-- START --

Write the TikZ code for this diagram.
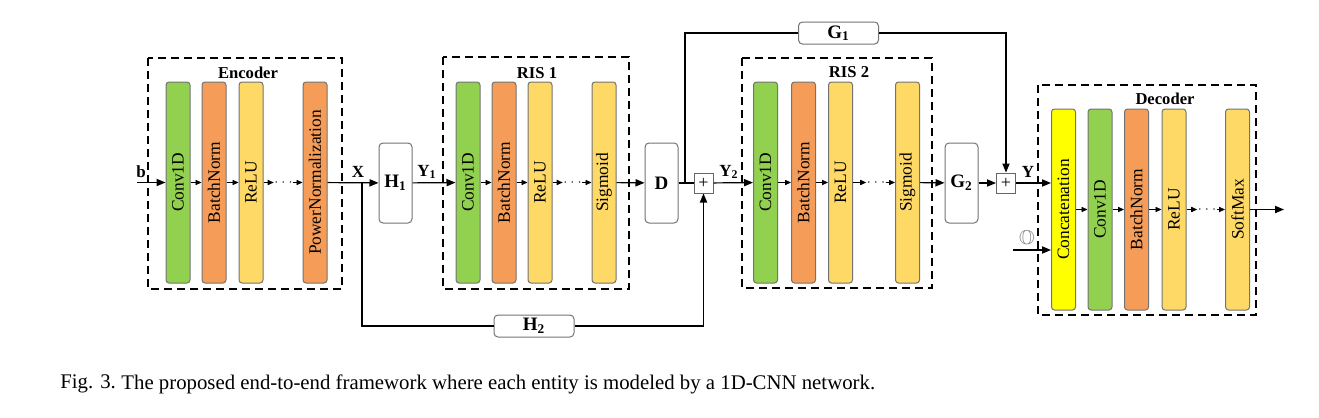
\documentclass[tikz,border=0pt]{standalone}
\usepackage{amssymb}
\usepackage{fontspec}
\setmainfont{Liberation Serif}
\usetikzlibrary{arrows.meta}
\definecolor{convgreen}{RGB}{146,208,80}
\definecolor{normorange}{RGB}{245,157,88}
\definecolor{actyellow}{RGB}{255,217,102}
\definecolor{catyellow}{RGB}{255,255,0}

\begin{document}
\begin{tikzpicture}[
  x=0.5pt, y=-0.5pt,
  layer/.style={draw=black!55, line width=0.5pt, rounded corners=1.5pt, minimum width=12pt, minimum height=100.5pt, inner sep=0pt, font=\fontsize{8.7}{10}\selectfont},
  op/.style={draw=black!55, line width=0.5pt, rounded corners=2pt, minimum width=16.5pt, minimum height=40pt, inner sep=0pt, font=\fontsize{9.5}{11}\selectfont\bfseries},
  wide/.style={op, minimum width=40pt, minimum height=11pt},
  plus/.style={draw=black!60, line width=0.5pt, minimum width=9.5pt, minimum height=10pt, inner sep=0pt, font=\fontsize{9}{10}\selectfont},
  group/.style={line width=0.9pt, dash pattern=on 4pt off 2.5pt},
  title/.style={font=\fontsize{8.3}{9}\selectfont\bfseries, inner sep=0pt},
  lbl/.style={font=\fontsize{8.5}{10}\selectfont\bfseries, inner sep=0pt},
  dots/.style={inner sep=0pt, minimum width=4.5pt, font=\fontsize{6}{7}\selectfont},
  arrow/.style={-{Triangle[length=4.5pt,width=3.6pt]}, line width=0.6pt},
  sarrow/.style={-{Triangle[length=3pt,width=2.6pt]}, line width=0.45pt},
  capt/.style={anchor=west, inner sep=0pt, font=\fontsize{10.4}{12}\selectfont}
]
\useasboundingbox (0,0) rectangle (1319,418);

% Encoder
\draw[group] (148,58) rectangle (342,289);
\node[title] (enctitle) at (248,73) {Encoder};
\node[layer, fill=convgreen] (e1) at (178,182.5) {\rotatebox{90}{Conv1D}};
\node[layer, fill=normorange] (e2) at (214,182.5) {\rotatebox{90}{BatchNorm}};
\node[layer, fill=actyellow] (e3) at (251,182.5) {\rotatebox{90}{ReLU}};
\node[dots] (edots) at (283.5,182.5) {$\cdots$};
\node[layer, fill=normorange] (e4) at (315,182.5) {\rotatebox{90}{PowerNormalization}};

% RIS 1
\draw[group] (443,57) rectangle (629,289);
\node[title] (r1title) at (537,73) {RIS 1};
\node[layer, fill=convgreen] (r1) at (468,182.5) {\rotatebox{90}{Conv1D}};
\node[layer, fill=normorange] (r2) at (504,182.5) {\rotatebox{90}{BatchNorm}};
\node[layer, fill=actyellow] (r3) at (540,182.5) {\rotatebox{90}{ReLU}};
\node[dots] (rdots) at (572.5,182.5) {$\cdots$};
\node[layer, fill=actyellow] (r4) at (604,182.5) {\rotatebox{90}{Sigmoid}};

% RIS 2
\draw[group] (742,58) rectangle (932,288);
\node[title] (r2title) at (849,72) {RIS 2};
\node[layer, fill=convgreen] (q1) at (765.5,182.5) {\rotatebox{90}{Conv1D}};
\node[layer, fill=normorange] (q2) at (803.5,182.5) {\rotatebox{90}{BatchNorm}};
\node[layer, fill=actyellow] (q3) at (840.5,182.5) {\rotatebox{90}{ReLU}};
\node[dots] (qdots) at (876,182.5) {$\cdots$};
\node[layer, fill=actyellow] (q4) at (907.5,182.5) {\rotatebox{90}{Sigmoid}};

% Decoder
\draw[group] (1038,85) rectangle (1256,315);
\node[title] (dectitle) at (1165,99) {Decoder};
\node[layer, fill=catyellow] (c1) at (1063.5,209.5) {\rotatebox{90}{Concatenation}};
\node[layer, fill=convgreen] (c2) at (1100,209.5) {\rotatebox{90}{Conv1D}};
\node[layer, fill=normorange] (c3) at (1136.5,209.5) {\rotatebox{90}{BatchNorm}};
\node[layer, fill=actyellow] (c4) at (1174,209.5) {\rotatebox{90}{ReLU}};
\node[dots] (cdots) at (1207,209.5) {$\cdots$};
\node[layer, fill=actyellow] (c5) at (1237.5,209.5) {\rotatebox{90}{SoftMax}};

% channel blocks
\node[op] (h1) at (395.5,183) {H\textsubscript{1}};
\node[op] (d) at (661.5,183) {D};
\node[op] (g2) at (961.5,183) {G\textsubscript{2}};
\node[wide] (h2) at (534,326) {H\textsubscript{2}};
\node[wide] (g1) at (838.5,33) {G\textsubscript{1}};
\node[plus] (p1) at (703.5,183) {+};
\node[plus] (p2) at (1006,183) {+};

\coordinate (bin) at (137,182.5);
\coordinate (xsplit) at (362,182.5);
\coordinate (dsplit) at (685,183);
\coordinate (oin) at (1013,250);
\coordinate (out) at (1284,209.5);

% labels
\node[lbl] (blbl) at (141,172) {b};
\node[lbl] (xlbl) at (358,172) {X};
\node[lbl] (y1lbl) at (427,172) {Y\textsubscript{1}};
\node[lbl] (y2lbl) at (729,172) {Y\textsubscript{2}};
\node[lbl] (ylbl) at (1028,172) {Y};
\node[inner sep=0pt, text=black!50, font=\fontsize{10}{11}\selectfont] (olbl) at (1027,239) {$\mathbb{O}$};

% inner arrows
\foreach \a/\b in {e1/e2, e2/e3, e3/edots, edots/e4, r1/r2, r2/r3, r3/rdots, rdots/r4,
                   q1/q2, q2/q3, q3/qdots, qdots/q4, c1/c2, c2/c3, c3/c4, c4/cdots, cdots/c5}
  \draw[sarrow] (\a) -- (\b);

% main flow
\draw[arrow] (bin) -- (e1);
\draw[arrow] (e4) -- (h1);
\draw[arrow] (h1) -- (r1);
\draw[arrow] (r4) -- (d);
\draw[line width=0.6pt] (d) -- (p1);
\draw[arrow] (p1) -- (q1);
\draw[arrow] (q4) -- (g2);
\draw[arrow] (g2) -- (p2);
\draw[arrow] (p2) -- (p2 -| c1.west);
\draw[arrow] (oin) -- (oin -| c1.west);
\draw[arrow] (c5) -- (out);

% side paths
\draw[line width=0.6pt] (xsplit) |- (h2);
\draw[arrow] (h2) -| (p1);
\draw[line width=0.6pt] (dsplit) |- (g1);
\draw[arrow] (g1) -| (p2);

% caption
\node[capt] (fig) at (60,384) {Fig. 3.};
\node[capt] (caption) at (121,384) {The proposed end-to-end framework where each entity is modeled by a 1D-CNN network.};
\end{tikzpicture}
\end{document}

-- END --
-- START --

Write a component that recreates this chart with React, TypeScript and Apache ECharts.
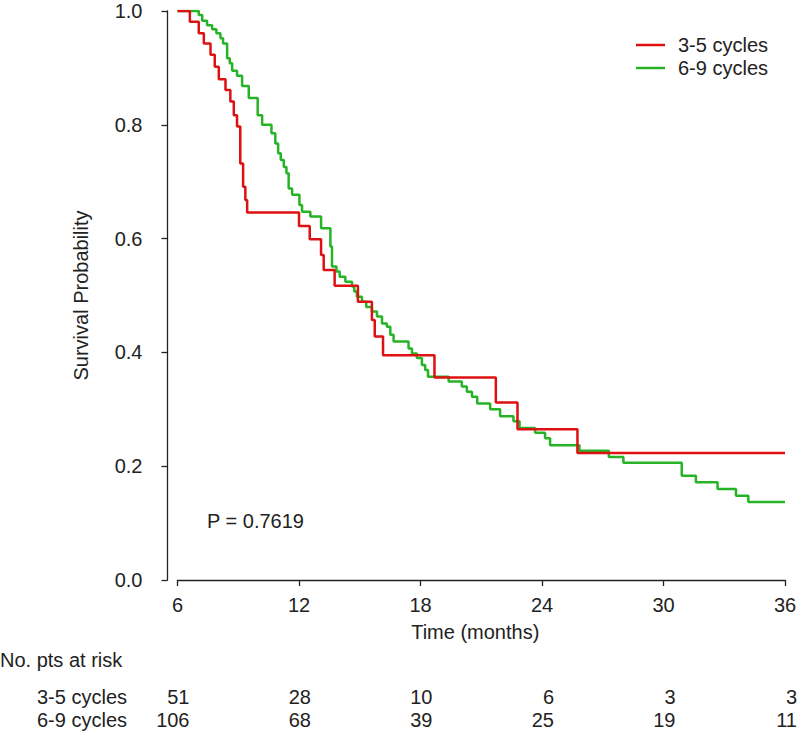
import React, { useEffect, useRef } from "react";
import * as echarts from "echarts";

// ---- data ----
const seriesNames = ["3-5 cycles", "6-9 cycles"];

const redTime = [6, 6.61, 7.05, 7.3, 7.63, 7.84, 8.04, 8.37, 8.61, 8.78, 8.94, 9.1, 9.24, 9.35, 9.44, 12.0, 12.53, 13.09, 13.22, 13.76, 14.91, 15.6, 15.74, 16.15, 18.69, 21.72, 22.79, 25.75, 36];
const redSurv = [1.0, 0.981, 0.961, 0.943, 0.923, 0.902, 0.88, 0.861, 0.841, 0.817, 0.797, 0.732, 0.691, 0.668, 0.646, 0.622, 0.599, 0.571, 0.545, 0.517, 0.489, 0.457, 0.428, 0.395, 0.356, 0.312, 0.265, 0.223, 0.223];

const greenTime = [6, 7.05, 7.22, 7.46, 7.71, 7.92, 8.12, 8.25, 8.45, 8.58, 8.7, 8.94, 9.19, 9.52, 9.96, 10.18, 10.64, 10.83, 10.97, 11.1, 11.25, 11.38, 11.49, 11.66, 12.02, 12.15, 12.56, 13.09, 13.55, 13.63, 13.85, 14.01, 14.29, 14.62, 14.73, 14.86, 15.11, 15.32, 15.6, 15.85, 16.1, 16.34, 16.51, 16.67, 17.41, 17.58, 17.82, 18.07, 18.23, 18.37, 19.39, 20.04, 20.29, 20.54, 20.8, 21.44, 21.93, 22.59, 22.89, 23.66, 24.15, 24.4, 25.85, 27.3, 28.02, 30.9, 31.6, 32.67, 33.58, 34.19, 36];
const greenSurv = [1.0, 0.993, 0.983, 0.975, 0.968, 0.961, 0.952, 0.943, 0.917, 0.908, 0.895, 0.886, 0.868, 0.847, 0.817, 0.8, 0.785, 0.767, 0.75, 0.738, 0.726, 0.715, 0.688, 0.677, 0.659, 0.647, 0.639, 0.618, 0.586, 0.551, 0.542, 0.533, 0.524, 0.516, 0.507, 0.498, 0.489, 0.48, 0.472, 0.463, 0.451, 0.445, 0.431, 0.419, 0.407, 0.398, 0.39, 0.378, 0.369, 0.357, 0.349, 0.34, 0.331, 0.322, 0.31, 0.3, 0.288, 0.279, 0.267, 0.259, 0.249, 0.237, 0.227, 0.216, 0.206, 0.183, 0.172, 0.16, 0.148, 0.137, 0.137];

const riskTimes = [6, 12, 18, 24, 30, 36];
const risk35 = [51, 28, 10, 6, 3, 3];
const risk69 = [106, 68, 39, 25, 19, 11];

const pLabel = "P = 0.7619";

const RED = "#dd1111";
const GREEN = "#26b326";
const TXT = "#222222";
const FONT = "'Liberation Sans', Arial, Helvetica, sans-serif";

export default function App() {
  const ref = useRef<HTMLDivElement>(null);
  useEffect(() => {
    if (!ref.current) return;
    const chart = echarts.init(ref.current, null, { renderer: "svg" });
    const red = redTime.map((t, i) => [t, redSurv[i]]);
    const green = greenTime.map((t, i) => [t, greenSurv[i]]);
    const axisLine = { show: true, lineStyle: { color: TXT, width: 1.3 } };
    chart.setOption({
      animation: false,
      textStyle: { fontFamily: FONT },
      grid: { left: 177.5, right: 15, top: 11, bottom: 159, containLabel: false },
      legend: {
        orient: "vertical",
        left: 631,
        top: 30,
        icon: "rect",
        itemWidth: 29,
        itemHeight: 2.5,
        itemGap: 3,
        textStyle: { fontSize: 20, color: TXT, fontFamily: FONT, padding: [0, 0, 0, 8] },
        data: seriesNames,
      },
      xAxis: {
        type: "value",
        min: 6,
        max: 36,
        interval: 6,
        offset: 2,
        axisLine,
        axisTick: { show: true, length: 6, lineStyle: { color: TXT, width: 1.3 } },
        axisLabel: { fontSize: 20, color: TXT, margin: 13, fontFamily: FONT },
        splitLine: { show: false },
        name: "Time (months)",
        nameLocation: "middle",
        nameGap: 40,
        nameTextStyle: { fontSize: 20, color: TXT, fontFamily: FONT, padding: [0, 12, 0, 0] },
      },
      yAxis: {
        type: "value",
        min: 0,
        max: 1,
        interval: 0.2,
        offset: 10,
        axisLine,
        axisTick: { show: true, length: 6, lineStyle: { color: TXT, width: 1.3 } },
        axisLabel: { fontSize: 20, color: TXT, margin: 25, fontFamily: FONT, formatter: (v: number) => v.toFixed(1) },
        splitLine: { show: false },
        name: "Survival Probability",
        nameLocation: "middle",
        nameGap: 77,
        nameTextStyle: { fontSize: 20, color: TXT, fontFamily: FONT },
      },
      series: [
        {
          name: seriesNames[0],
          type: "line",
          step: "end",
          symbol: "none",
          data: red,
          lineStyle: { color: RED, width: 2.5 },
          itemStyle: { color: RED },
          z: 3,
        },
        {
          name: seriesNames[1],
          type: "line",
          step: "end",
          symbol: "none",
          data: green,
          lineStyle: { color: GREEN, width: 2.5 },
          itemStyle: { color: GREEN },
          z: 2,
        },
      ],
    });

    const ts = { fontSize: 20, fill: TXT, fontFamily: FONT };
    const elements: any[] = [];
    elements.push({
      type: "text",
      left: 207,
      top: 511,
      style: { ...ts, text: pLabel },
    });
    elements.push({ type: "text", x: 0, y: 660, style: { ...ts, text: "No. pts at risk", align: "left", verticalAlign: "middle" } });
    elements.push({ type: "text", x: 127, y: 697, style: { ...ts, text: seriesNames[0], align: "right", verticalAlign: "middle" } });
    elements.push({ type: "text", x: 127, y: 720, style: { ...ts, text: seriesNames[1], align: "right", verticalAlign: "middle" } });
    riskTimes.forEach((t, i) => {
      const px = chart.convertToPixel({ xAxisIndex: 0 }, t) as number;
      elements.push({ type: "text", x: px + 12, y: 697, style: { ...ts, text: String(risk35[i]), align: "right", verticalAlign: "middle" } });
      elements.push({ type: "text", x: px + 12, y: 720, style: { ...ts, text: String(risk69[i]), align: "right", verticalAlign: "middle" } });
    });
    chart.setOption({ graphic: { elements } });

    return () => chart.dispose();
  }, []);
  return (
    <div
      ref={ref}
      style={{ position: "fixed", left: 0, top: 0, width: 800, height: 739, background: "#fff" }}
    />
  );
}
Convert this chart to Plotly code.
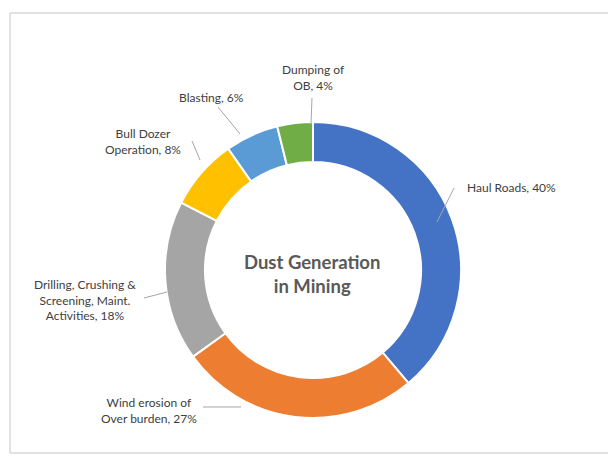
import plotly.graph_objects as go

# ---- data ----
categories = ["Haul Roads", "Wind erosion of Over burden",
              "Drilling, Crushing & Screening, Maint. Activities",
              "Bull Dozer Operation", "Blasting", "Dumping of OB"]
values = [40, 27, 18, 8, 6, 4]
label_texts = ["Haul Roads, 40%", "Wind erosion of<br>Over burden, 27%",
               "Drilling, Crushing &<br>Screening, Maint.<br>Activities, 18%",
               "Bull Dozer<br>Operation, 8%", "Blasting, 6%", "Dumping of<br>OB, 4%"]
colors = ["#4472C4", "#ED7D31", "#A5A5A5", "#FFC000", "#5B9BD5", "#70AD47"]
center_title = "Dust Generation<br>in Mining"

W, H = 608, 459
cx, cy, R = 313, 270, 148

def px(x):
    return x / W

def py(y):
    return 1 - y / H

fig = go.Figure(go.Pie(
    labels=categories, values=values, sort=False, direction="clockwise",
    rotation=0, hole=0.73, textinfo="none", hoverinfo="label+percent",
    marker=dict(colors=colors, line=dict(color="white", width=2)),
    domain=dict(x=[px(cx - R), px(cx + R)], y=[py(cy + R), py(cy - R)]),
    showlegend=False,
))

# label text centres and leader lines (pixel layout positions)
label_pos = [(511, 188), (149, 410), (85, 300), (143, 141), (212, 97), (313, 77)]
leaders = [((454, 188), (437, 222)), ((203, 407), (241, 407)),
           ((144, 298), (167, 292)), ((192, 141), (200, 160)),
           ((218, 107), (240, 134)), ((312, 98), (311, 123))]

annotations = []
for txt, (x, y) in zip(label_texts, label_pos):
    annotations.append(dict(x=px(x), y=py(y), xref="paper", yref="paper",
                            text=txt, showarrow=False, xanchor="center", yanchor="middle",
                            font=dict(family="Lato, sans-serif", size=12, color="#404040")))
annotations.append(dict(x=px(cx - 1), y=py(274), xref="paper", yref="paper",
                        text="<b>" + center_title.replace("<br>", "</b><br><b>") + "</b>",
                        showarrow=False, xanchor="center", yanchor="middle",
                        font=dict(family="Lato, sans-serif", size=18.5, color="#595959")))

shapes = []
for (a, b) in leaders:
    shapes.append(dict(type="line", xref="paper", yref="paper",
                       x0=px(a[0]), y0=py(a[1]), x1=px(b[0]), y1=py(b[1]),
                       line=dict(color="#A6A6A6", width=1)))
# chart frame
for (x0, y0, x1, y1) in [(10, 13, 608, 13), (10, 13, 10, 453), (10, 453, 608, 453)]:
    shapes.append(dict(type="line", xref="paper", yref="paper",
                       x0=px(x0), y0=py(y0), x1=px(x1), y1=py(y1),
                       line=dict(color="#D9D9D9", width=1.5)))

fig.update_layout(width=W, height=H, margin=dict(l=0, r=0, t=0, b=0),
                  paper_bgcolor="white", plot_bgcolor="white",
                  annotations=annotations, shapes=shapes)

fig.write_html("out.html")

-- END --

_Goal of the exercise_
Begin with the line where "Write a component" appears and end with the line where "0.148, 0.137, 0.137];" appears. Copy only that stretch, exactly, with no pictures.

_Expected answer_
Write a component that recreates this chart with React, TypeScript and Apache ECharts.
import React, { useEffect, useRef } from "react";
import * as echarts from "echarts";

// ---- data ----
const seriesNames = ["3-5 cycles", "6-9 cycles"];

const redTime = [6, 6.61, 7.05, 7.3, 7.63, 7.84, 8.04, 8.37, 8.61, 8.78, 8.94, 9.1, 9.24, 9.35, 9.44, 12.0, 12.53, 13.09, 13.22, 13.76, 14.91, 15.6, 15.74, 16.15, 18.69, 21.72, 22.79, 25.75, 36];
const redSurv = [1.0, 0.981, 0.961, 0.943, 0.923, 0.902, 0.88, 0.861, 0.841, 0.817, 0.797, 0.732, 0.691, 0.668, 0.646, 0.622, 0.599, 0.571, 0.545, 0.517, 0.489, 0.457, 0.428, 0.395, 0.356, 0.312, 0.265, 0.223, 0.223];

const greenTime = [6, 7.05, 7.22, 7.46, 7.71, 7.92, 8.12, 8.25, 8.45, 8.58, 8.7, 8.94, 9.19, 9.52, 9.96, 10.18, 10.64, 10.83, 10.97, 11.1, 11.25, 11.38, 11.49, 11.66, 12.02, 12.15, 12.56, 13.09, 13.55, 13.63, 13.85, 14.01, 14.29, 14.62, 14.73, 14.86, 15.11, 15.32, 15.6, 15.85, 16.1, 16.34, 16.51, 16.67, 17.41, 17.58, 17.82, 18.07, 18.23, 18.37, 19.39, 20.04, 20.29, 20.54, 20.8, 21.44, 21.93, 22.59, 22.89, 23.66, 24.15, 24.4, 25.85, 27.3, 28.02, 30.9, 31.6, 32.67, 33.58, 34.19, 36];
const greenSurv = [1.0, 0.993, 0.983, 0.975, 0.968, 0.961, 0.952, 0.943, 0.917, 0.908, 0.895, 0.886, 0.868, 0.847, 0.817, 0.8, 0.785, 0.767, 0.75, 0.738, 0.726, 0.715, 0.688, 0.677, 0.659, 0.647, 0.639, 0.618, 0.586, 0.551, 0.542, 0.533, 0.524, 0.516, 0.507, 0.498, 0.489, 0.48, 0.472, 0.463, 0.451, 0.445, 0.431, 0.419, 0.407, 0.398, 0.39, 0.378, 0.369, 0.357, 0.349, 0.34, 0.331, 0.322, 0.31, 0.3, 0.288, 0.279, 0.267, 0.259, 0.249, 0.237, 0.227, 0.216, 0.206, 0.183, 0.172, 0.16, 0.148, 0.137, 0.137];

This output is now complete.